**Task description**
Only a number is wanted here: the number of lines of the data that include "React".

##############################

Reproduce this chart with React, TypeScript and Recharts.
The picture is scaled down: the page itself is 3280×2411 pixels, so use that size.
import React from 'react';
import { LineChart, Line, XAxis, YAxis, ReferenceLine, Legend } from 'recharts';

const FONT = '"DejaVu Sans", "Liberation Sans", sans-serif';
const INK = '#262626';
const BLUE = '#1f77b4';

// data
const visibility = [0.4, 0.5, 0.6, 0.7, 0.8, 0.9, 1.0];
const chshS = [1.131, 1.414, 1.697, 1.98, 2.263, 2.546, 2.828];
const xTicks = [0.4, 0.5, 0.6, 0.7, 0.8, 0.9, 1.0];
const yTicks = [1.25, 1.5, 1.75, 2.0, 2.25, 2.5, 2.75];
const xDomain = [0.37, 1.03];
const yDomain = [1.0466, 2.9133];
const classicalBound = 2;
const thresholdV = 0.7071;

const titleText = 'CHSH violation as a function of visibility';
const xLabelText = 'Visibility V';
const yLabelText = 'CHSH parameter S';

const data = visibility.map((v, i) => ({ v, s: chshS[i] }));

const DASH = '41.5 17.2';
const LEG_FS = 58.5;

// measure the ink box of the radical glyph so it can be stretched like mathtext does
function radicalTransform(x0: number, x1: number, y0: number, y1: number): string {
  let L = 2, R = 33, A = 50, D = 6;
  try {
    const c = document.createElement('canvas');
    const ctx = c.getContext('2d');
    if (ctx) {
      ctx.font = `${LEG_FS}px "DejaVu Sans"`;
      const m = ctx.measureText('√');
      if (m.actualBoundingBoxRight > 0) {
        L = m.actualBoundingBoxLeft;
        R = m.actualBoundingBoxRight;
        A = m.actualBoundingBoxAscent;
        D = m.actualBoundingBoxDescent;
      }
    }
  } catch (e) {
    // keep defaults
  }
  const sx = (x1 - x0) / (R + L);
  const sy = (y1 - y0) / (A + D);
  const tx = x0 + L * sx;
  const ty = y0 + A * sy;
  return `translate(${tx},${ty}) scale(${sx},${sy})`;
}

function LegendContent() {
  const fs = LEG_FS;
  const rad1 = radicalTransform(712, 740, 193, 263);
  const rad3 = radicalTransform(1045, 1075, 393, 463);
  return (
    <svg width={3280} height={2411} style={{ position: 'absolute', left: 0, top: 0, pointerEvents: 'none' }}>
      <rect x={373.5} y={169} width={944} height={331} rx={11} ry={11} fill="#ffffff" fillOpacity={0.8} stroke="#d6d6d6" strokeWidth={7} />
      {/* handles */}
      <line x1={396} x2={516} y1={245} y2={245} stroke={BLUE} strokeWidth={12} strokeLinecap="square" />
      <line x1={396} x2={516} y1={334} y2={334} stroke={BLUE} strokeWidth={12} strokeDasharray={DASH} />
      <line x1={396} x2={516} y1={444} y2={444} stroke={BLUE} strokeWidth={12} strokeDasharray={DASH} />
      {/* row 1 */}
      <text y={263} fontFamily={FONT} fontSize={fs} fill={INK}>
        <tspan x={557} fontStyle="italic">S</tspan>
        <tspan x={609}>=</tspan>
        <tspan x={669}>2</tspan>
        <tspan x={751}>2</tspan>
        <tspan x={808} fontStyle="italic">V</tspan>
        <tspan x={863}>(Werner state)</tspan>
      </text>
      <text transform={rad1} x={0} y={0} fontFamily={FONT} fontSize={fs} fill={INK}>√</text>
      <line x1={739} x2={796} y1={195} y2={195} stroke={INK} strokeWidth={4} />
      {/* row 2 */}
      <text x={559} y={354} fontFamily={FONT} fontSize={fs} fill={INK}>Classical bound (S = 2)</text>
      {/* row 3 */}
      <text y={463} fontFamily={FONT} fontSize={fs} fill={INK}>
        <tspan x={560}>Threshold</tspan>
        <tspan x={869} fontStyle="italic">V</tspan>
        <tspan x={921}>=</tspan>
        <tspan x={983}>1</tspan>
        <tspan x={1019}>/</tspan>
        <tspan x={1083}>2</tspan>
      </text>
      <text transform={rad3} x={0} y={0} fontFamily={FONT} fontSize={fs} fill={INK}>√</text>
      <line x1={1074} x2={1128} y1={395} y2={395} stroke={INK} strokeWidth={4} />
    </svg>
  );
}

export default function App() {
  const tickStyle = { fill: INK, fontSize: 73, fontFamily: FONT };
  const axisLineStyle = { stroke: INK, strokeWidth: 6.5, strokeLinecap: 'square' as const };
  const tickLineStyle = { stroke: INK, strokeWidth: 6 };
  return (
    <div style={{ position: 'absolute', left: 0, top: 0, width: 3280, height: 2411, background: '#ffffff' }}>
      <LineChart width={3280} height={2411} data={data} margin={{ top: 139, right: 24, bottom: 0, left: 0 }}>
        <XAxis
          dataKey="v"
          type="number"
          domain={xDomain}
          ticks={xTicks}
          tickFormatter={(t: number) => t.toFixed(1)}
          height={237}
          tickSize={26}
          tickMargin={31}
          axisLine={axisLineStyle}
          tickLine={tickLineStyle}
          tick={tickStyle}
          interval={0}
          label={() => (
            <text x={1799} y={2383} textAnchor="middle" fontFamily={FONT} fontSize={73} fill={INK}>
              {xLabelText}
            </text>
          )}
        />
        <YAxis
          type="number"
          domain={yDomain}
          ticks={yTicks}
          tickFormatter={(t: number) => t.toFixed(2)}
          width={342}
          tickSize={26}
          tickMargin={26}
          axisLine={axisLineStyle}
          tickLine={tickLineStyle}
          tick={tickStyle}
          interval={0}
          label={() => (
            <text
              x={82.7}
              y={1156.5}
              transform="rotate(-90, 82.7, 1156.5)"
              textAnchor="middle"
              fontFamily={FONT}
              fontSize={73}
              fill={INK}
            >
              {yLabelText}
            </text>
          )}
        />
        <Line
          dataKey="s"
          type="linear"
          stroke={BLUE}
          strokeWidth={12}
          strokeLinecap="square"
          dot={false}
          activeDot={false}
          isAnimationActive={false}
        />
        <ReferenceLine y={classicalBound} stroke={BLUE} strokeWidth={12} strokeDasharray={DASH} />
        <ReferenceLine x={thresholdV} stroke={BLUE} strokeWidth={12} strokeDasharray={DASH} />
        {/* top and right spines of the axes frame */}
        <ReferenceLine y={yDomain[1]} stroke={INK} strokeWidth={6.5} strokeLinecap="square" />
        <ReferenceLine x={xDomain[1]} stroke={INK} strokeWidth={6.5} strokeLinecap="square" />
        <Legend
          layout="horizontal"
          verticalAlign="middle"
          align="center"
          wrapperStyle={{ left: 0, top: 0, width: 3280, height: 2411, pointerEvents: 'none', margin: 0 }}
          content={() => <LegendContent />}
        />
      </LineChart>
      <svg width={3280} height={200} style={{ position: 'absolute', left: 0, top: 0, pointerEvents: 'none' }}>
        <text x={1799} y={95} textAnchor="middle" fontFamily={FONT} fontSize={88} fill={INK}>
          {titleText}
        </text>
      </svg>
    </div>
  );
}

##############################

**Worked solution**
2